_Information shown_
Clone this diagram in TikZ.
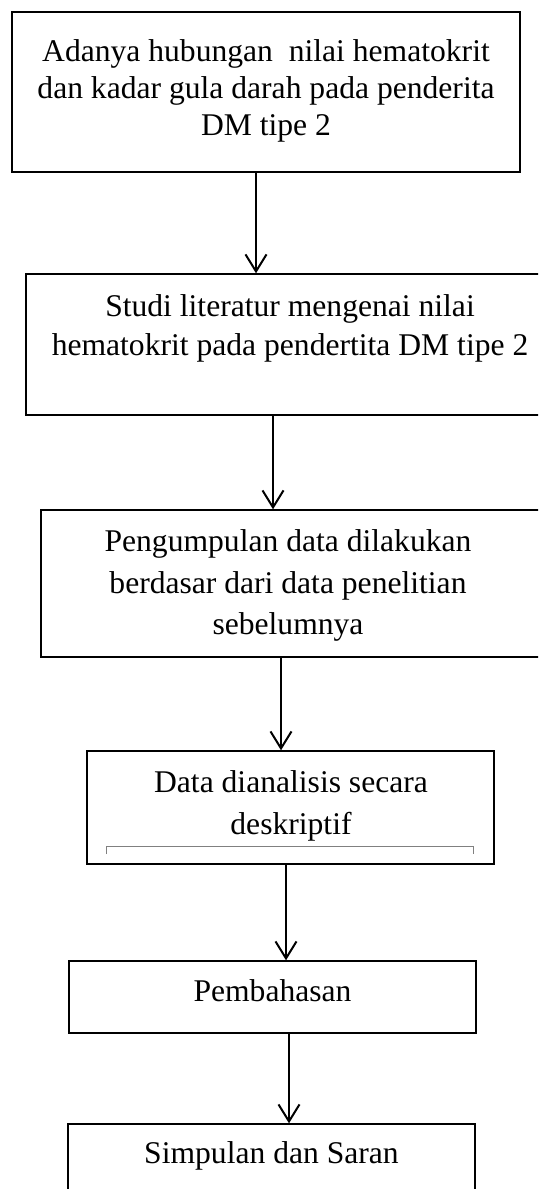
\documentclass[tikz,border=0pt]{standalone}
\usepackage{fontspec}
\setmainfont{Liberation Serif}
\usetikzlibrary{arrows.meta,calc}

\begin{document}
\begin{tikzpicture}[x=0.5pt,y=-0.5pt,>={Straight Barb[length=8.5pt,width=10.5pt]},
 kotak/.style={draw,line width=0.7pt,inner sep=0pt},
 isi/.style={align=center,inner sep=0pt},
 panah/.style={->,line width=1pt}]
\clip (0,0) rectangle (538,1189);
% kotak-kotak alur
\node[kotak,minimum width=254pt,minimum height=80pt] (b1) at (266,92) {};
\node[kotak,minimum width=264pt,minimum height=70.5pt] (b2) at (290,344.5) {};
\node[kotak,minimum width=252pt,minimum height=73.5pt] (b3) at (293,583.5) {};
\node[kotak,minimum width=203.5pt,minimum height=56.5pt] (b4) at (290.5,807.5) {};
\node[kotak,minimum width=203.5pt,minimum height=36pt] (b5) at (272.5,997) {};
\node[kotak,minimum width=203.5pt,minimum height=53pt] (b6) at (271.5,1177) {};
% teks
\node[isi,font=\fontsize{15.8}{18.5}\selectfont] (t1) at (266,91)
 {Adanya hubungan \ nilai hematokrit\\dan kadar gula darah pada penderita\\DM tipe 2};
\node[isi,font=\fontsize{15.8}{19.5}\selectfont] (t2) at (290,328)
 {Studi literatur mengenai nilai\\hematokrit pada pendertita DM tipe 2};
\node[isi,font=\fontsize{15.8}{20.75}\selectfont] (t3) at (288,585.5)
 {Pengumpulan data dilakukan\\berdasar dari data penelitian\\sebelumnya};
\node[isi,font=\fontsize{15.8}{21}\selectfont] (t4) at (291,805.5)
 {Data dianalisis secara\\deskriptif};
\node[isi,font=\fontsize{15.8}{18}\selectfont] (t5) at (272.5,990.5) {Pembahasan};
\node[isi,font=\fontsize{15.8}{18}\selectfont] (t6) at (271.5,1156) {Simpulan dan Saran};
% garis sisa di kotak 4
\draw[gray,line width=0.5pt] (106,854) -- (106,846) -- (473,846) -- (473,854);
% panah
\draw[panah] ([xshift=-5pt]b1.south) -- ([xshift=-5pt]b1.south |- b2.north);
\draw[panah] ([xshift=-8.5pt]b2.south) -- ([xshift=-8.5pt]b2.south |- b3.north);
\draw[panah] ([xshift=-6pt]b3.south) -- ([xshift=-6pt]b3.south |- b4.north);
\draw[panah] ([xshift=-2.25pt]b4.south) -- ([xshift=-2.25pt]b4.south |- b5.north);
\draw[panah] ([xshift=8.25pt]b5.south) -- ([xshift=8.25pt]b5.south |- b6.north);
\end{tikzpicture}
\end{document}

_Task details_
Take the data above and repeat it exactly, leaving each picture out.

_Task result_
Clone this diagram in TikZ.
\documentclass[tikz,border=0pt]{standalone}
\usepackage{fontspec}
\setmainfont{Liberation Serif}
\usetikzlibrary{arrows.meta,calc}

\begin{document}
\begin{tikzpicture}[x=0.5pt,y=-0.5pt,>={Straight Barb[length=8.5pt,width=10.5pt]},
 kotak/.style={draw,line width=0.7pt,inner sep=0pt},
 isi/.style={align=center,inner sep=0pt},
 panah/.style={->,line width=1pt}]
\clip (0,0) rectangle (538,1189);
% kotak-kotak alur
\node[kotak,minimum width=254pt,minimum height=80pt] (b1) at (266,92) {};
\node[kotak,minimum width=264pt,minimum height=70.5pt] (b2) at (290,344.5) {};
\node[kotak,minimum width=252pt,minimum height=73.5pt] (b3) at (293,583.5) {};
\node[kotak,minimum width=203.5pt,minimum height=56.5pt] (b4) at (290.5,807.5) {};
\node[kotak,minimum width=203.5pt,minimum height=36pt] (b5) at (272.5,997) {};
\node[kotak,minimum width=203.5pt,minimum height=53pt] (b6) at (271.5,1177) {};
% teks
\node[isi,font=\fontsize{15.8}{18.5}\selectfont] (t1) at (266,91)
 {Adanya hubungan \ nilai hematokrit\\dan kadar gula darah pada penderita\\DM tipe 2};
\node[isi,font=\fontsize{15.8}{19.5}\selectfont] (t2) at (290,328)
 {Studi literatur mengenai nilai\\hematokrit pada pendertita DM tipe 2};
\node[isi,font=\fontsize{15.8}{20.75}\selectfont] (t3) at (288,585.5)
 {Pengumpulan data dilakukan\\berdasar dari data penelitian\\sebelumnya};
\node[isi,font=\fontsize{15.8}{21}\selectfont] (t4) at (291,805.5)
 {Data dianalisis secara\\deskriptif};
\node[isi,font=\fontsize{15.8}{18}\selectfont] (t5) at (272.5,990.5) {Pembahasan};
\node[isi,font=\fontsize{15.8}{18}\selectfont] (t6) at (271.5,1156) {Simpulan dan Saran};
% garis sisa di kotak 4
\draw[gray,line width=0.5pt] (106,854) -- (106,846) -- (473,846) -- (473,854);
% panah
\draw[panah] ([xshift=-5pt]b1.south) -- ([xshift=-5pt]b1.south |- b2.north);
\draw[panah] ([xshift=-8.5pt]b2.south) -- ([xshift=-8.5pt]b2.south |- b3.north);
\draw[panah] ([xshift=-6pt]b3.south) -- ([xshift=-6pt]b3.south |- b4.north);
\draw[panah] ([xshift=-2.25pt]b4.south) -- ([xshift=-2.25pt]b4.south |- b5.north);
\draw[panah] ([xshift=8.25pt]b5.south) -- ([xshift=8.25pt]b5.south |- b6.north);
\end{tikzpicture}
\end{document}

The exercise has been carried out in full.